For people who push themselves very hard it can be very challenging to take breaks. If you are going to accomplish what you are going to accomplish, you are going to need to take breaks, to be lazy once in a while, to let some things go. Take a second to catch your breath, because you will dull your capabilities if you don’t allow yourself to rest. You shine much brighter and in full color when you are rested.
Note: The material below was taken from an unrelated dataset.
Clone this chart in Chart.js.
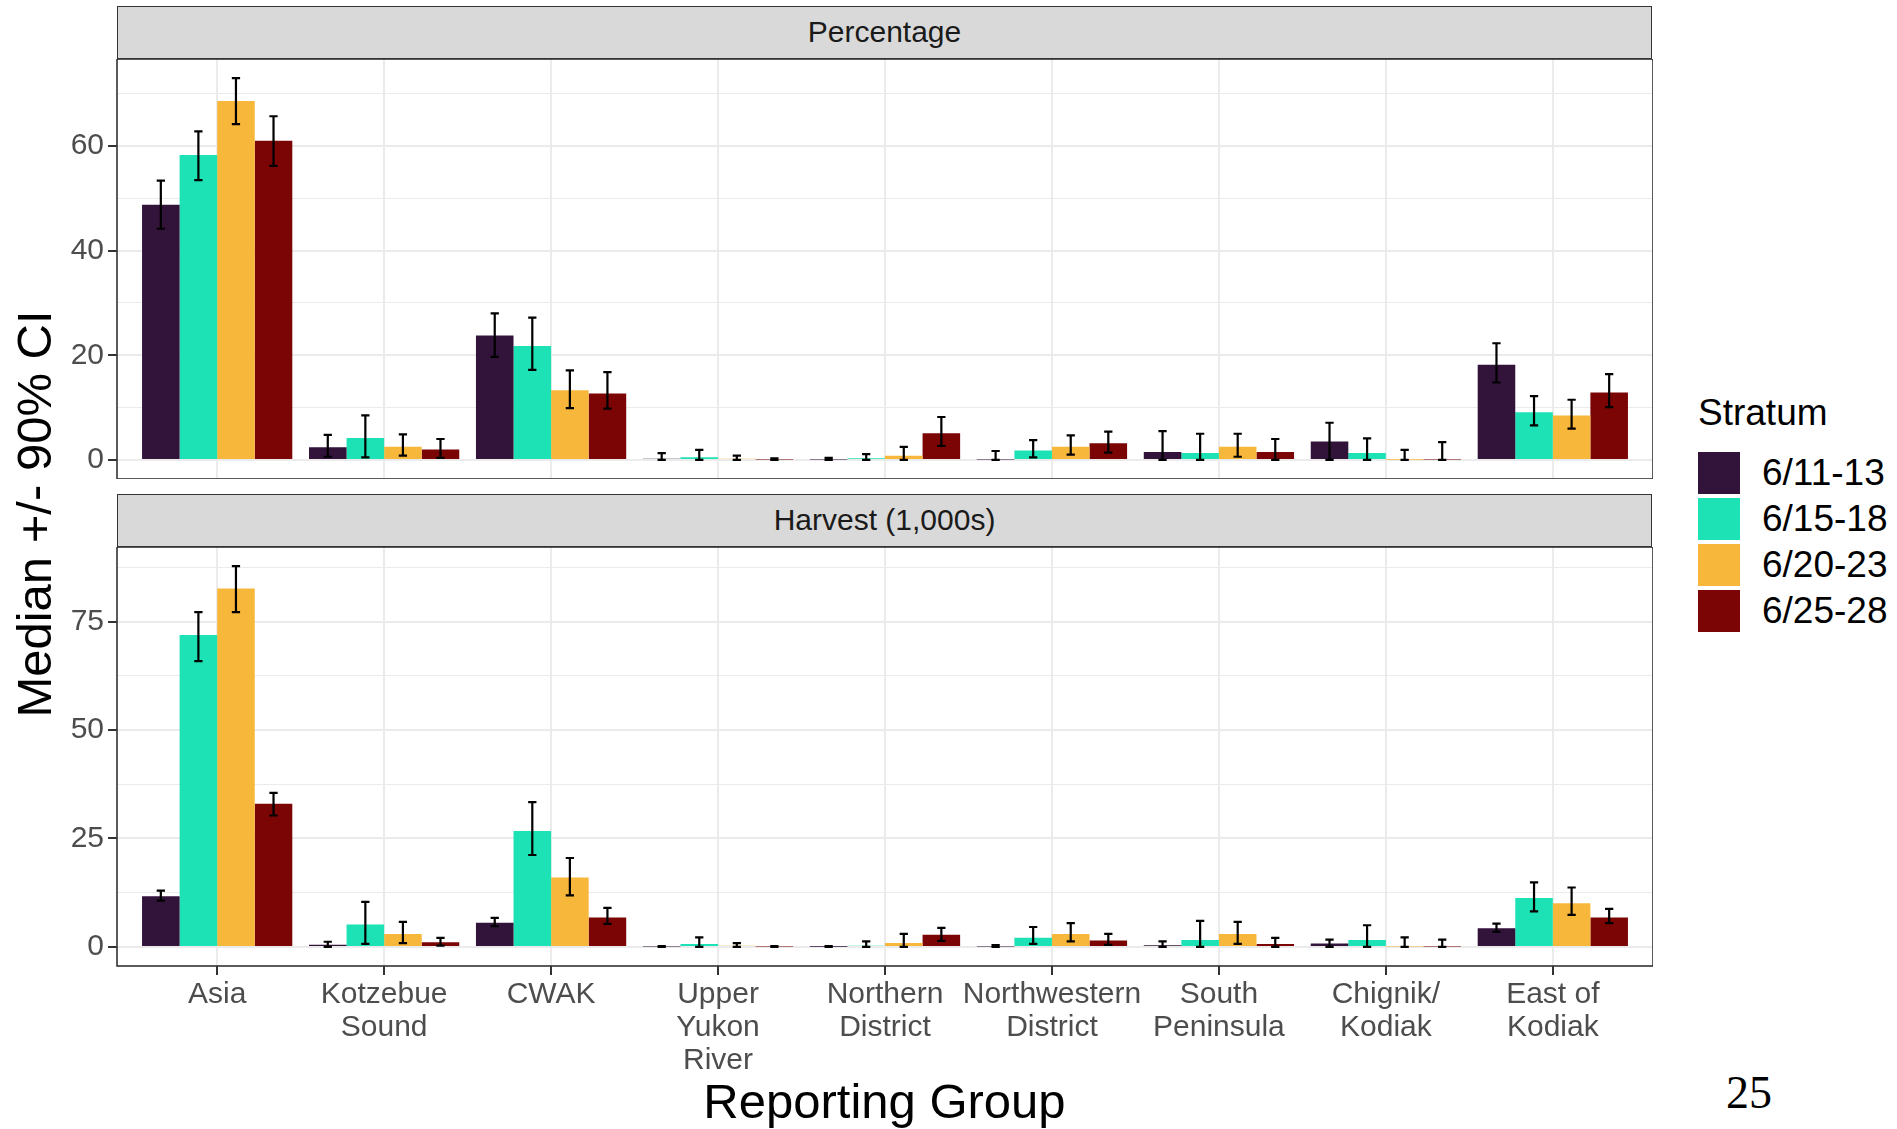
<!DOCTYPE html>
<html lang="en">
<head>
  <meta charset="UTF-8">
  <title>Median +/- 90% CI by reporting group</title>
  <style>
    body {
      margin: 0;
      background: #fff;
      font-family: "Liberation Sans", Arial, sans-serif;
    }

    #page {
      position: relative;
      width: 1897px;
      height: 1129px;
      overflow: hidden;
    }

    /* grey facet strips */
    .strip {
      position: absolute;
      left: 117px;
      width: 1535px;
      height: 53px;
      box-sizing: border-box;
      background: #d9d9d9;
      border: 1.5px solid #333;
      color: #1a1a1a;
      font-size: 30px;
      line-height: 50px;
      text-align: center;
    }

    .panel {
      position: absolute;
      left: 0;
      width: 1653px;
    }

    #ytitle {
      position: absolute;
      left: -266px;
      top: 484px;
      width: 600px;
      height: 60px;
      line-height: 60px;
      font-size: 49px;
      text-align: center;
      transform: rotate(-90deg);
    }

    #xtitle {
      position: absolute;
      left: 117px;
      top: 1071px;
      width: 1535px;
      line-height: 60px;
      font-size: 49px;
      text-align: center;
    }

    #legend {
      position: absolute;
      left: 1698px;
      top: 392px;
    }

    #legend .title {
      font-size: 37px;
      line-height: 42px;
      margin-bottom: 16px;
    }

    #legend .row {
      display: flex;
      align-items: center;
      height: 46px;
    }

    #legend .key {
      width: 42px;
      height: 42px;
      margin-right: 22px;
    }

    #legend .row span {
      font-size: 37px;
    }

    #pageno {
      position: absolute;
      left: 1726px;
      top: 1066px;
      font-family: "Liberation Serif", "Times New Roman", serif;
      font-size: 46px;
    }
  </style>
</head>
<body>

<div id="page">
  <div id="ytitle">Median +/- 90% CI</div>

  <div class="strip" style="top:6px">Percentage</div>
  <div class="panel" style="top:59px; height:420px"><canvas id="pctChart"></canvas></div>

  <div class="strip" style="top:494px">Harvest (1,000s)</div>
  <div class="panel" style="top:547px; height:545px"><canvas id="harvChart"></canvas></div>

  <div id="xtitle">Reporting Group</div>

  <div id="legend">
    <div class="title">Stratum</div>
    <div id="legendRows"></div>
  </div>

  <div id="pageno">25</div>
</div>

<script src="https://cdn.jsdelivr.net/npm/chart.js"></script>
<script>
  // reporting groups (x axis), multi-line labels
  const groups = [
    ['Asia'], ['Kotzebue', 'Sound'], ['CWAK'], ['Upper', 'Yukon', 'River'],
    ['Northern', 'District'], ['Northwestern', 'District'], ['South', 'Peninsula'],
    ['Chignik/', 'Kodiak'], ['East of', 'Kodiak']
  ];

  const strata = ['6/11-13', '6/15-18', '6/20-23', '6/25-28'];
  const colors = ['#32133a', '#1de2b5', '#f7b73a', '#7b0505'];

  // Percentage panel: median, lower and upper 90% CI (one row per stratum)
  const pctMid = [
    [48.8, 2.4, 23.8, 0.2, 0.1, 0.1, 1.5, 3.5, 18.2],
    [58.3, 4.2, 21.8, 0.5, 0.3, 1.8, 1.3, 1.3, 9.1],
    [68.6, 2.5, 13.3, 0.2, 0.8, 2.5, 2.5, 0.05, 8.5],
    [61.0, 2.0, 12.7, 0.1, 5.1, 3.2, 1.5, 0.1, 12.9]
  ];
  const pctLo = [
    [44.2, 0.6, 19.7, 0, 0, 0, 0, 0, 14.8],
    [53.5, 0.5, 17.2, 0, 0, 0.5, 0, 0, 6.6],
    [64.2, 0.8, 9.9, 0, 0, 1.0, 0.6, 0, 6.0],
    [56.2, 0.4, 9.8, 0, 2.7, 1.4, 0, 0, 10.1]
  ];
  const pctHi = [
    [53.4, 4.8, 28.0, 1.3, 0.4, 1.7, 5.5, 7.1, 22.3],
    [62.8, 8.5, 27.2, 1.9, 1.1, 3.8, 5.0, 4.1, 12.2],
    [73.0, 4.9, 17.1, 0.8, 2.5, 4.7, 5.0, 1.9, 11.5],
    [65.7, 4.0, 16.8, 0.3, 8.2, 5.4, 4.0, 3.4, 16.4]
  ];

  // Harvest panel (1,000s)
  const harvMid = [
    [11.7, 0.5, 5.6, 0.1, 0.05, 0.1, 0.4, 0.8, 4.3],
    [71.9, 5.2, 26.7, 0.7, 0.3, 2.1, 1.6, 1.6, 11.3],
    [82.6, 3.0, 16.0, 0.3, 0.9, 3.0, 3.0, 0.1, 10.1],
    [33.0, 1.1, 6.8, 0.1, 2.8, 1.5, 0.7, 0.1, 6.8]
  ];
  const harvLo = [
    [10.7, 0, 4.8, 0, 0, 0, 0, 0, 3.5],
    [65.9, 0.7, 21.2, 0, 0, 0.7, 0, 0, 8.2],
    [77.2, 0.9, 11.9, 0, 0, 1.3, 0.7, 0, 7.4],
    [30.3, 0.3, 5.3, 0, 1.4, 0.5, 0, 0, 5.5]
  ];
  const harvHi = [
    [13.0, 1.2, 6.7, 0.2, 0.2, 0.4, 1.3, 1.7, 5.4],
    [77.2, 10.4, 33.4, 2.2, 1.3, 4.6, 6.0, 5.0, 14.9],
    [87.8, 5.8, 20.5, 0.9, 3.0, 5.5, 5.8, 2.2, 13.7],
    [35.5, 2.1, 9.0, 0.2, 4.4, 3.0, 2.1, 1.7, 8.8]
  ];

  const pctTicks = [0, 20, 40, 60];
  const harvTicks = [0, 25, 50, 75];

  Chart.defaults.font.family = '"Liberation Sans", Arial, sans-serif';

  // error bars drawn on top of the bars
  const errorBars = {
    id: 'errorBars',
    afterDatasetsDraw(chart) {
      const ctx = chart.ctx;
      const y = chart.scales.y;
      ctx.save();
      ctx.strokeStyle = '#000';
      ctx.lineWidth = 2.2;
      chart.data.datasets.forEach((ds, k) => {
        chart.getDatasetMeta(k).data.forEach((bar, i) => {
          const yl = y.getPixelForValue(ds.lo[i]);
          const yh = y.getPixelForValue(ds.hi[i]);
          const w = bar.width * 0.11;
          ctx.beginPath();
          ctx.moveTo(bar.x, yl); ctx.lineTo(bar.x, yh);
          ctx.moveTo(bar.x - w, yl); ctx.lineTo(bar.x + w, yl);
          ctx.moveTo(bar.x - w, yh); ctx.lineTo(bar.x + w, yh);
          ctx.stroke();
        });
      });
      ctx.restore();
    }
  };

  // dark frame round the plot area
  const panelBorder = {
    id: 'panelBorder',
    afterDraw(chart) {
      const a = chart.chartArea;
      const ctx = chart.ctx;
      ctx.save();
      ctx.strokeStyle = '#333';
      ctx.lineWidth = 1.6;
      ctx.strokeRect(a.left, a.top, a.right - a.left, a.bottom - a.top);
      ctx.restore();
    }
  };

  function makePanel(id, mid, lo, hi, major, showX) {
    const top = Math.max(...hi.flat());
    const step = major[1] - major[0];
    const yTicks = major.concat(major.map(v => v + step / 2)).sort((a, b) => a - b);
    const isMajor = v => major.includes(v);

    return new Chart(document.getElementById(id), {
      type: 'bar',
      data: {
        datasets: strata.map((s, k) => ({
          label: s,
          data: groups.map((g, i) => ({ x: i, y: mid[k][i] })),
          lo: lo[k],
          hi: hi[k],
          backgroundColor: colors[k],
          borderWidth: 0,
          categoryPercentage: 0.9,
          barPercentage: 1
        }))
      },
      options: {
        responsive: true,
        maintainAspectRatio: false,
        animation: false,
        layout: { padding: 0 },
        plugins: { legend: { display: false }, tooltip: { enabled: false } },
        scales: {
          x: {
            type: 'linear',
            offset: false,
            min: -0.6,
            max: groups.length - 0.4,
            afterBuildTicks: ax => { ax.ticks = groups.map((g, i) => ({ value: i })); },
            afterFit: ax => {
              ax.height = showX ? 126 : 0;
              ax.paddingLeft = 0; ax.paddingRight = 0;
            },
            border: { display: false },
            grid: {
              offset: false,
              color: '#ebebeb', lineWidth: 2,
              drawTicks: showX, tickLength: 9, tickColor: '#333', tickWidth: 2
            },
            ticks: {
              display: showX, autoSkip: false, maxRotation: 0, padding: 3,
              color: '#4d4d4d', font: { size: 30, lineHeight: 1.1 },
              callback: v => groups[v]
            }
          },
          y: {
            min: -0.05 * top,
            max: 1.05 * top,
            afterBuildTicks: ax => { ax.ticks = yTicks.map(v => ({ value: v })); },
            afterFit: ax => {
              ax.width = 117;
              ax.paddingTop = 0; ax.paddingBottom = 0;
            },
            border: { display: false },
            grid: {
              color: '#ebebeb',
              lineWidth: c => isMajor(c.tick.value) ? 2 : 1,
              tickLength: 9,
              tickWidth: 2,
              tickColor: c => isMajor(c.tick.value) ? '#333' : 'rgba(0,0,0,0)'
            },
            ticks: {
              padding: 4, color: '#4d4d4d', font: { size: 30 },
              callback: v => isMajor(v) ? v : ''
            }
          }
        }
      },
      plugins: [errorBars, panelBorder]
    });
  }

  makePanel('pctChart', pctMid, pctLo, pctHi, pctTicks, false);
  makePanel('harvChart', harvMid, harvLo, harvHi, harvTicks, true);

  // legend
  const rows = document.getElementById('legendRows');
  strata.forEach((s, k) => {
    rows.innerHTML += `<div class="row"><div class="key" style="background:${colors[k]}"></div><span>${s}</span></div>`;
  });
</script>
</body>
</html>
6. Balance. Have you ever eaten the same meal over and over again because you liked it so much and then eventually you just got plain sick of it? Striking the balance of how much and how often you do things can help to provide a sense of enjoyment in what ever you do. Even if what you are doing is hard, you can still find that spark of warmth when you enter your space to run your business, make that art, do that workout, etc. For example, when it comes to writing, I write a LOT. What helps me stay fresh is that I like to write about different things that mean something to me. I also like to balance my writing with art and aerial yoga. Bringing all the things that I love together in some sort of harmony. I have things I do that are more active, and I have things that I do that are more passive. It’s nice to have an arrangement of different kinds of things you do.
7. Stop trying to monetize everything. If you are in the US, you live in a highly capitalistic society that pushes exponential growth. We can be called to monetize every moment to maximize the amount of income we can be making. Know that some things should just be special for you, some things do not need to live up to an expectation: it just needs to bring you joy.
8. Rid yourself of expectation and just live life according to you. I think it’s really easy to say ‘be yourself’, it’s much more challenging to actually be yourself and live authentically. When you look at your expectations and your ‘must haves’ ask yourself are these actually obtainable in the time span I’ve allotted? Regardless of the answer, is the pace that I am going at helping or hurting me? Am I doing this because I want to or am I doing this because I feel forced to? What is it that I need to drop in order for me to show up fully in the areas of my life I want to show up for? This may not even mean dropping a particular task, but maybe just the mental framework you have of it. Are you doing something because you want to or are you doing it to meet someone else’s expectation.